Romney used "Detroit" as a metonym for the auto industry, something that's obvious after reading the column's first three paragraphs:
If General Motors, Ford and Chrysler get the bailout that their chief executives asked for yesterday, you can kiss the American automotive industry goodbye. It won’t go overnight, but its demise will be virtually guaranteed.
Without that bailout, Detroit will need to drastically restructure itself. With it, the automakers will stay the course — the suicidal course of declining market shares, insurmountable labor and retiree burdens, technology atrophy, product inferiority and never-ending job losses. Detroit needs a turnaround, not a check.
I love cars, American cars. I was born in Detroit, the son of an auto chief executive. In 1954, my dad, George Romney, was tapped to run American Motors when its president suddenly died. The company itself was on life support — banks were threatening to deal it a death blow.

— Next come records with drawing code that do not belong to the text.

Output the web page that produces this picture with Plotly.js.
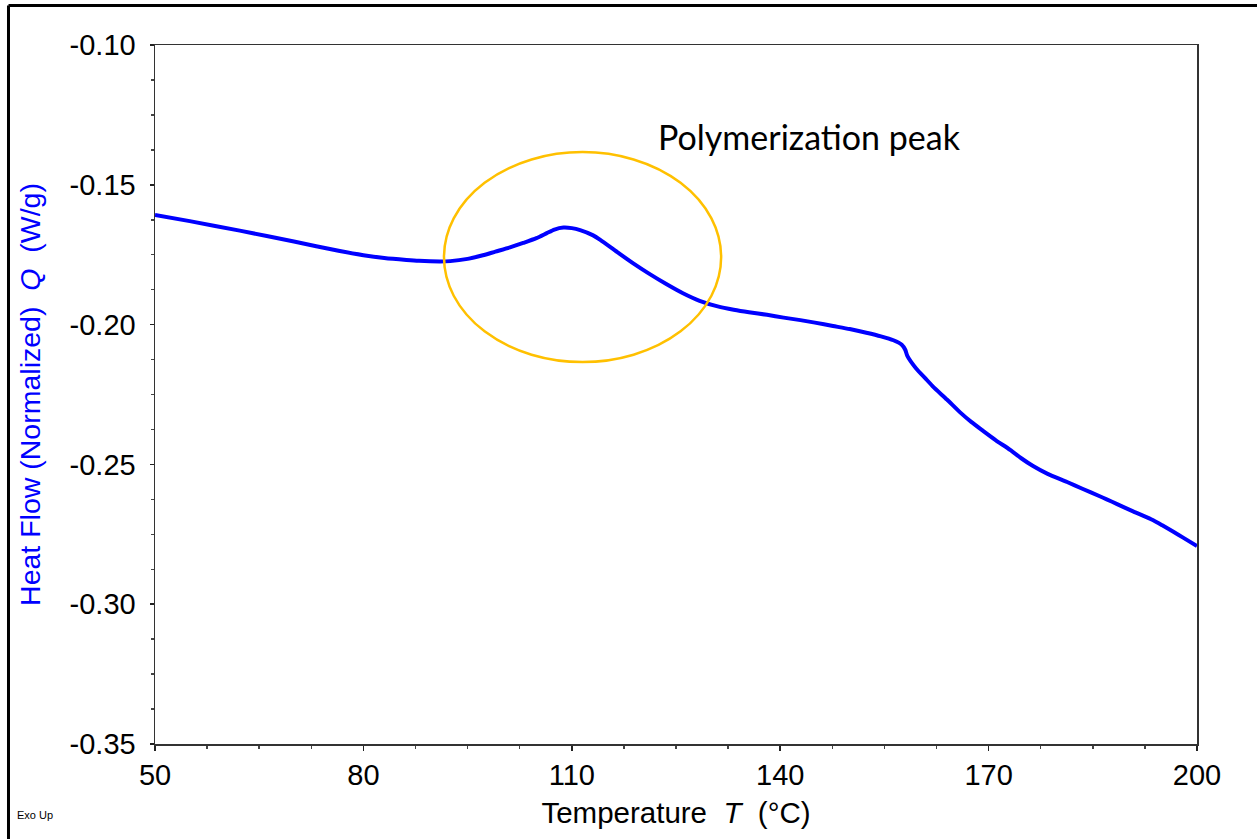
<!DOCTYPE html>
<html>
<head>
<meta charset="utf-8">
<script src="https://cdn.plot.ly/plotly-3.0.1.min.js"></script>
<style>
html,body{margin:0;padding:0;background:#fff;}
#chart{width:1257px;height:839px;}
</style>
</head>
<body>
<div id="chart"></div>
<script>
// Temperature (°C)
const temperature = [50, 55, 62.2, 70, 76.6, 80, 83, 86.2, 88, 91, 92.5, 95, 97.2, 99, 101.1, 103, 104.9, 106.4, 107.5, 108.8, 110, 111.2, 113, 114.1, 116.5, 118.9, 121, 123.6, 126, 128.4, 131, 133.3, 135.5, 138.1, 140.5, 142.9, 145, 147.6, 150, 152.4, 154.5, 156.3, 157.5, 158, 158.3, 159.6, 161, 162, 164, 165.9, 167.5, 169.2, 171, 173.1, 174.7, 176.4, 178.5, 181.3, 183.5, 186, 187, 188.5, 190.8, 193.7, 195, 196.6, 198, 200];
// Heat flow (W/g)
const heatFlow = [-0.1608, -0.1630, -0.1664, -0.1703, -0.1737, -0.1752, -0.1762, -0.1769, -0.1772, -0.1774, -0.1773, -0.1765, -0.1752, -0.1739, -0.1724, -0.1708, -0.1691, -0.1673, -0.1660, -0.1653, -0.1655, -0.1662, -0.1680, -0.1697, -0.1740, -0.1782, -0.1816, -0.1855, -0.1888, -0.1915, -0.1935, -0.1947, -0.1956, -0.1965, -0.1975, -0.1984, -0.1993, -0.2005, -0.2016, -0.2029, -0.2042, -0.2056, -0.2072, -0.2090, -0.2112, -0.2158, -0.2195, -0.2222, -0.2268, -0.2314, -0.2348, -0.2380, -0.2413, -0.2448, -0.2478, -0.2506, -0.2534, -0.2563, -0.2587, -0.2614, -0.2625, -0.2642, -0.2668, -0.2700, -0.2718, -0.2741, -0.2762, -0.2792];

const xTickVals = [50, 80, 110, 140, 170, 200];
const yTickVals = [-0.35, -0.30, -0.25, -0.20, -0.15, -0.10];
const yTickText = ['-0.35', '-0.30', '-0.25', '-0.20', '-0.15', '-0.10'];

const peakLabel = 'Polymerization peak';
const peakLabelPos = [144.2, -0.1329];
const peakEllipseX = [91.6, 131.5];
const peakEllipseY = [-0.2134, -0.1383];

const NB = '\u00A0';
const FONT = 'Liberation Sans, Arial, sans-serif';

const trace = {
  x: temperature,
  y: heatFlow,
  type: 'scatter',
  mode: 'lines',
  line: {color: '#0000FF', width: 4, shape: 'spline', smoothing: 0.6},
  hoverinfo: 'skip'
};

const layout = {
  width: 1257,
  height: 839,
  margin: {l: 155, r: 60, t: 45, b: 95, pad: 0},
  paper_bgcolor: '#ffffff',
  plot_bgcolor: '#ffffff',
  showlegend: false,
  font: {family: FONT, color: '#000', size: 29},
  xaxis: {
    range: [50, 200],
    tickvals: xTickVals,
    ticks: 'outside',
    ticklen: 5,
    tickwidth: 1.5,
    tickcolor: '#222',
    showgrid: false,
    zeroline: false,
    showline: true,
    linecolor: '#333',
    linewidth: 1.5,
    mirror: true,
    tickfont: {family: FONT, size: 29, color: '#000'},
    ticklabelstandoff: 0,
    minor: {dtick: 7.5, tick0: 50, ticks: 'outside', ticklen: 3, tickwidth: 1.5, tickcolor: '#444', showgrid: false},
    title: {text: 'Temperature' + NB + NB + '<i>T</i>' + NB + NB + '(°C)', font: {family: FONT, size: 29.5, color: '#000'}, standoff: 12}
  },
  yaxis: {
    range: [-0.35, -0.10],
    tickvals: yTickVals,
    ticktext: yTickText,
    ticks: 'outside',
    ticklen: 4,
    tickwidth: 1.5,
    tickcolor: '#222',
    showgrid: false,
    zeroline: false,
    showline: true,
    linecolor: '#333',
    linewidth: 1.5,
    mirror: true,
    tickfont: {family: FONT, size: 29, color: '#000'},
    ticklabelstandoff: 8,
    minor: {dtick: 0.0125, tick0: -0.35, ticks: 'outside', ticklen: 3, tickwidth: 1.5, tickcolor: '#444', showgrid: false},
    title: {text: 'Heat Flow (Normalized)' + NB + NB + '<i>Q</i>' + NB + NB + '(W/g)', font: {family: FONT, size: 28.5, color: '#0000FF'}, standoff: 20}
  },
  shapes: [
    {type: 'circle', xref: 'x', yref: 'y', x0: peakEllipseX[0], x1: peakEllipseX[1], y0: peakEllipseY[0], y1: peakEllipseY[1], line: {color: '#FFC000', width: 2.5}},
    {type: 'line', xref: 'paper', yref: 'paper', x0: -0.1406, x1: -0.1406, y0: -0.1445, y1: 1.0565, line: {color: '#000', width: 3}},
    {type: 'line', xref: 'paper', yref: 'paper', x0: -0.1406, x1: 1.0624, y0: 1.0565, y1: 1.0565, line: {color: '#000', width: 3}}
  ],
  annotations: [
    {text: peakLabel, x: peakLabelPos[0], y: peakLabelPos[1], xref: 'x', yref: 'y', showarrow: false, xanchor: 'center', yanchor: 'middle', font: {family: 'Lato, Carlito, sans-serif', size: 34, color: '#000'}},
    {text: 'Exo Up', x: -0.1344, y: -0.1016, xref: 'paper', yref: 'paper', showarrow: false, xanchor: 'left', yanchor: 'middle', font: {family: FONT, size: 11, color: '#000'}}
  ]
};

Plotly.newPlot('chart', [trace], layout, {staticPlot: true, displayModeBar: false});
</script>
</body>
</html>
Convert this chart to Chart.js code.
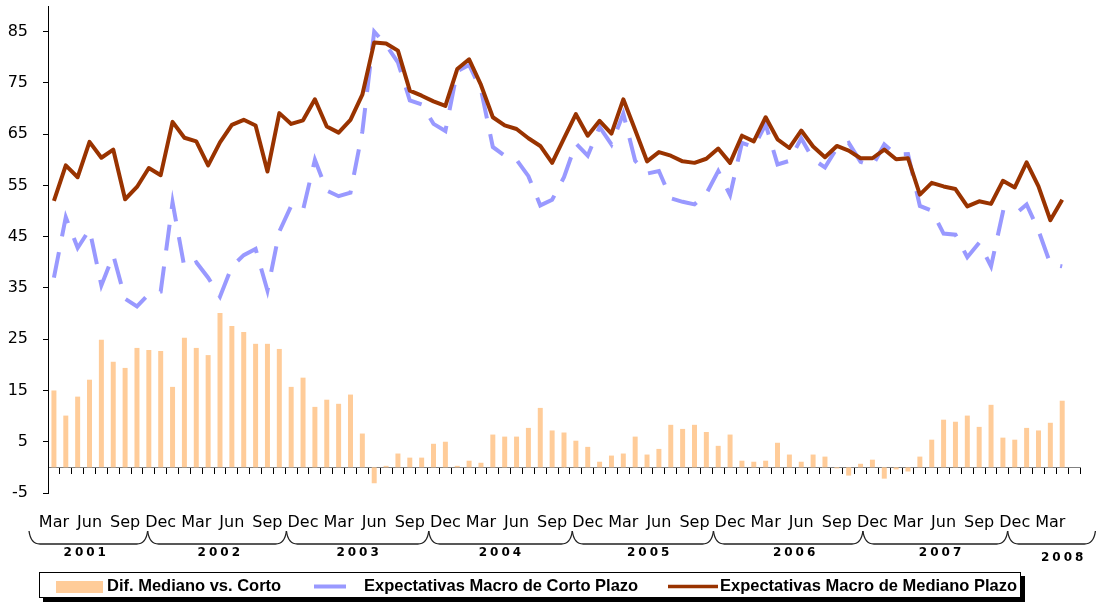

The stock collapsed. I watched Dad work to turn the company around — and years later at business school, they were still talking about it. From the lessons of that turnaround, and from my own experiences, I have several prescriptions for Detroit’s automakers.
The Washington Times editorial board wasn't the only conservative voice to conflate the city of Detroit with the auto industry. Fox News Channel's Ed Henry grilled White House spokesman Jay Carney on Tuesday about the bankruptcy.
“Jay, is the President going to let Detroit go bankrupt?” Henry asked.
“Ed, I think that happened a while ago," Carney responded.